Cable was worried that well-off graduates would pay off their loan early, to avoid paying the interest charges. He commissioned his department to look into creating early repayment penalties. As the consultation said:

We are committed to the progressive nature of the repayment mechanism. It is therefore important that those on the highest incomes after graduation are not able unfairly to buy themselves out of this progressive mechanism by paying off their loans early.

Having looked at the evidence, the government has decided not to proceed. That is the right decision.

Surprisingly, people who make additional early repayments are not, typically, well off. The average person making an early repayment is aged 25 and earns less than £20,000 a year. The average repayment is £900. These people repay because they don't like being in debt. Once in a while they find that they have £500 or £1000 spare and decide to pay off some of their student debt. To penalise these people would be bizarre.
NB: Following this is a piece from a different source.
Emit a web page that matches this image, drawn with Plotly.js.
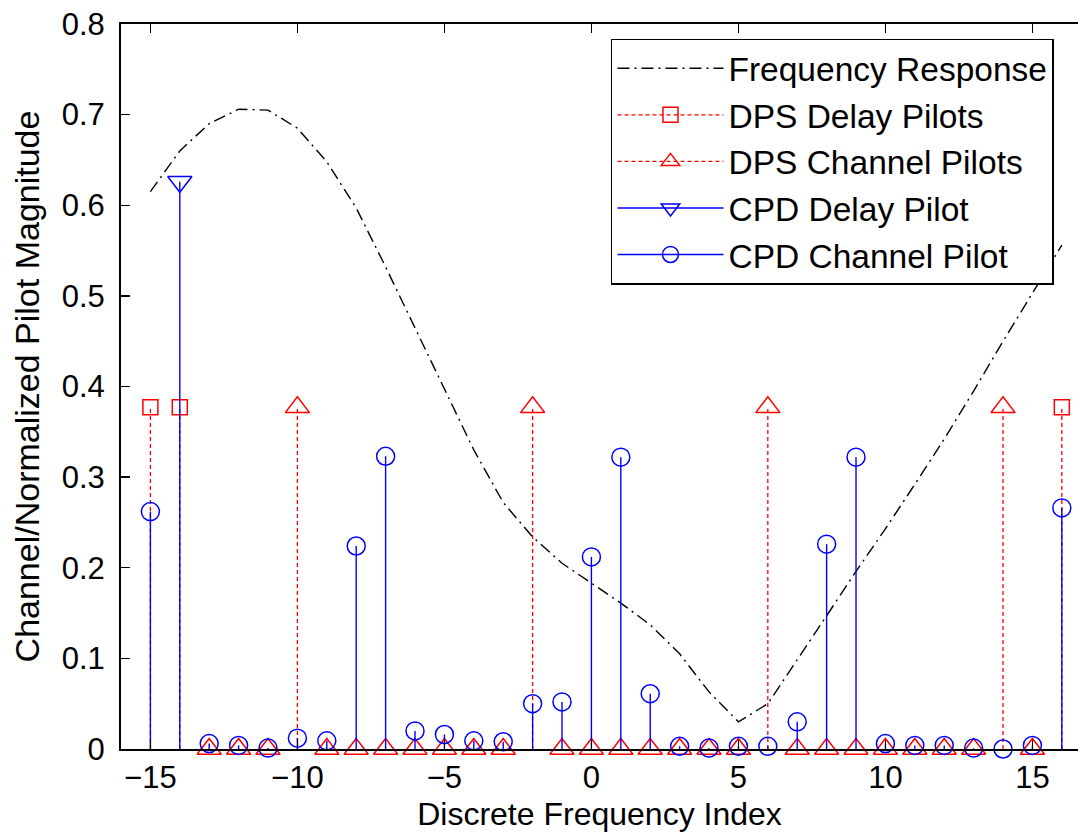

The government could have applied the repayment penalty only to those earning (say) more than £40,000 a year. But a penalty like that would have affected only a small minority of borrowers. It would have been gesture politics. In any case, a rich person faced with paying interest at three percent above inflation every year, or a one off charge of five percent would still choose to repay. The penalty would raise little money and fail to change behaviour.

Finally, a penalty would have sent out a bizarre signal - that the government wanted people to stay in debt, so that it could make money from them. It is hard to see that as ethical, or in keeping with Cable's long standing belief that debt has been too big a feature of the economy.

On this occasion, ministers consulted, looked at the evidence, and made the right decision. Wouldn't it be great if they always behaved like that?